§ Supplied data:

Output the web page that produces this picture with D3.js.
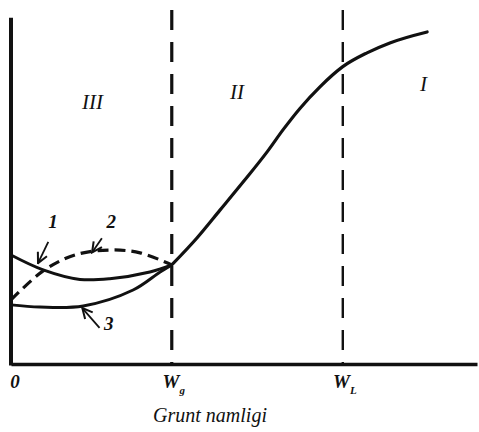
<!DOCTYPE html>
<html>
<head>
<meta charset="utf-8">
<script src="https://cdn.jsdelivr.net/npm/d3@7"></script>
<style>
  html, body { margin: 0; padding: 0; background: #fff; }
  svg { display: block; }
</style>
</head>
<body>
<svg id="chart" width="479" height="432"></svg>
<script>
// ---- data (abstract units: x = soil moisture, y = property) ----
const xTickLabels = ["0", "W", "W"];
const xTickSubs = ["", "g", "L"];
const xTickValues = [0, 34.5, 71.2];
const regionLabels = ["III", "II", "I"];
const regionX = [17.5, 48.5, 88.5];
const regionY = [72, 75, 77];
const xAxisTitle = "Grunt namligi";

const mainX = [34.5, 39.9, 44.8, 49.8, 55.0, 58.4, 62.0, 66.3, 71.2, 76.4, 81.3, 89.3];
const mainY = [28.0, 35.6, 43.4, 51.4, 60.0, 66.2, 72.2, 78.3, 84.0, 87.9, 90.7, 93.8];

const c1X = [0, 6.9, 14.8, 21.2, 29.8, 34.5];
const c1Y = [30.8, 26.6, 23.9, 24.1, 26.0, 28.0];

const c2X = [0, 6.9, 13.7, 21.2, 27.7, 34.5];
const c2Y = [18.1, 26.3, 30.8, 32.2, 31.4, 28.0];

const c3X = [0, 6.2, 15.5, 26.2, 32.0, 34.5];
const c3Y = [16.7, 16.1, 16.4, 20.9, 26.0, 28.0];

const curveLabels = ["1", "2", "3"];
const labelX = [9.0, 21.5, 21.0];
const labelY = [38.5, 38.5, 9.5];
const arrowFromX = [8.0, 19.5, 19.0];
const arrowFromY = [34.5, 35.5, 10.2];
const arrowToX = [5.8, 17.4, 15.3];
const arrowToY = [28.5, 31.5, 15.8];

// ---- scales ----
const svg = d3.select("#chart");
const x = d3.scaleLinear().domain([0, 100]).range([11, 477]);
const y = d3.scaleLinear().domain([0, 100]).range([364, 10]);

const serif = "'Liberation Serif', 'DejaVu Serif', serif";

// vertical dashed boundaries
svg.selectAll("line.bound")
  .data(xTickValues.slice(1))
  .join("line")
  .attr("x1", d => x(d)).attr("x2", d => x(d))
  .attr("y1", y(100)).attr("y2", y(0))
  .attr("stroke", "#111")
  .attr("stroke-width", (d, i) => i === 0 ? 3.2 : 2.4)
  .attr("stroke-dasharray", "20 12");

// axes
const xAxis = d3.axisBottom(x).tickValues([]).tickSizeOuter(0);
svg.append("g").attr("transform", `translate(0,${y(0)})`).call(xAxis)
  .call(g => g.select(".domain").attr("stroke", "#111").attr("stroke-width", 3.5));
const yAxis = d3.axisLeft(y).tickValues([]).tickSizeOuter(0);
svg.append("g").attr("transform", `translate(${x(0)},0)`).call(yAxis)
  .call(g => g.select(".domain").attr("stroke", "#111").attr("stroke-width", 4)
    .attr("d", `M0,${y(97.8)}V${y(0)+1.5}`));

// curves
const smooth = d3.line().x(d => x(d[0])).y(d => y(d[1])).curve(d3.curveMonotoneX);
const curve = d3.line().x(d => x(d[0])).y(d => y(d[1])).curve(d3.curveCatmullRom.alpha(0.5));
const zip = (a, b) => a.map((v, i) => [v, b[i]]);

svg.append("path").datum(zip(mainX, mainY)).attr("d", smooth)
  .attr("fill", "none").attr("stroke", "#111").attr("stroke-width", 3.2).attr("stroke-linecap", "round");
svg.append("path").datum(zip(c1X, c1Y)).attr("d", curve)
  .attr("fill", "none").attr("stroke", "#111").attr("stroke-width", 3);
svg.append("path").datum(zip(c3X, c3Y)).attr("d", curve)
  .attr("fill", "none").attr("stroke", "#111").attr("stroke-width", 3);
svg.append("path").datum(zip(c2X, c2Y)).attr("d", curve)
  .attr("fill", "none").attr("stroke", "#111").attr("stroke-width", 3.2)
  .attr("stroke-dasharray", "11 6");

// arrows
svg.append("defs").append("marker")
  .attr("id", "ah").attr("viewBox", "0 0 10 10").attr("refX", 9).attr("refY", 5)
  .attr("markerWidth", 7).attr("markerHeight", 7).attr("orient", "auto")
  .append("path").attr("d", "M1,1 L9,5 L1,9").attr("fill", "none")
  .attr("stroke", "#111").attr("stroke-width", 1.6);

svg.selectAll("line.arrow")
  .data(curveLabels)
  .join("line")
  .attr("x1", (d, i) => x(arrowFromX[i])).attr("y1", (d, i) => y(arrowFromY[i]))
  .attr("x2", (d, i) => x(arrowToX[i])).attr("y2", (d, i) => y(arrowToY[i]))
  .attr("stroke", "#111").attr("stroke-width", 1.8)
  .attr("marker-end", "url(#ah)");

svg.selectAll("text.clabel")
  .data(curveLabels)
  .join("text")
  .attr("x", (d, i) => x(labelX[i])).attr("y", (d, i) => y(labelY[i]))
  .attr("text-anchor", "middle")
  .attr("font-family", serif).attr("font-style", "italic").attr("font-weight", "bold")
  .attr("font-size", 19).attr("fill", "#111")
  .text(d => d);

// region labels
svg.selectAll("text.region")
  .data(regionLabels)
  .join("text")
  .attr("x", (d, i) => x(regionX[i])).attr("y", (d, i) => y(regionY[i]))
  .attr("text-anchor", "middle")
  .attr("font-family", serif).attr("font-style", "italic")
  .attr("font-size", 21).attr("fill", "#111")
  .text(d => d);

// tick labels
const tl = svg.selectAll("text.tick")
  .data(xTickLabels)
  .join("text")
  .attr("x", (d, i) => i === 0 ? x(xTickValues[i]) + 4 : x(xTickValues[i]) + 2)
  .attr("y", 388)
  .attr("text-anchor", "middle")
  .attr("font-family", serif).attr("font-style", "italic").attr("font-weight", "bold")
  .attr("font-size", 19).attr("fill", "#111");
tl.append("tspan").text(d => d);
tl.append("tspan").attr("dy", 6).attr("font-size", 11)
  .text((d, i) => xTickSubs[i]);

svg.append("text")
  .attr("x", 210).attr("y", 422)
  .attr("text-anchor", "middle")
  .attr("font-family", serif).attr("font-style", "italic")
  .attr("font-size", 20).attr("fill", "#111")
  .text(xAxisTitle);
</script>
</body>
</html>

§ What is needed: Repeat the lines exactly as they stand, from the opening line of the data through the line with "const c3Y = [16.7, 16.1, 16.4, 20.9, 26.0, 28.0];". Pictures stay out of the copy.

§ Response to the task:
Output the web page that produces this picture with D3.js.
<!DOCTYPE html>
<html>
<head>
<meta charset="utf-8">
<script src="https://cdn.jsdelivr.net/npm/d3@7"></script>
<style>
  html, body { margin: 0; padding: 0; background: #fff; }
  svg { display: block; }
</style>
</head>
<body>
<svg id="chart" width="479" height="432"></svg>
<script>
// ---- data (abstract units: x = soil moisture, y = property) ----
const xTickLabels = ["0", "W", "W"];
const xTickSubs = ["", "g", "L"];
const xTickValues = [0, 34.5, 71.2];
const regionLabels = ["III", "II", "I"];
const regionX = [17.5, 48.5, 88.5];
const regionY = [72, 75, 77];
const xAxisTitle = "Grunt namligi";

const mainX = [34.5, 39.9, 44.8, 49.8, 55.0, 58.4, 62.0, 66.3, 71.2, 76.4, 81.3, 89.3];
const mainY = [28.0, 35.6, 43.4, 51.4, 60.0, 66.2, 72.2, 78.3, 84.0, 87.9, 90.7, 93.8];

const c1X = [0, 6.9, 14.8, 21.2, 29.8, 34.5];
const c1Y = [30.8, 26.6, 23.9, 24.1, 26.0, 28.0];

const c2X = [0, 6.9, 13.7, 21.2, 27.7, 34.5];
const c2Y = [18.1, 26.3, 30.8, 32.2, 31.4, 28.0];

const c3X = [0, 6.2, 15.5, 26.2, 32.0, 34.5];
const c3Y = [16.7, 16.1, 16.4, 20.9, 26.0, 28.0];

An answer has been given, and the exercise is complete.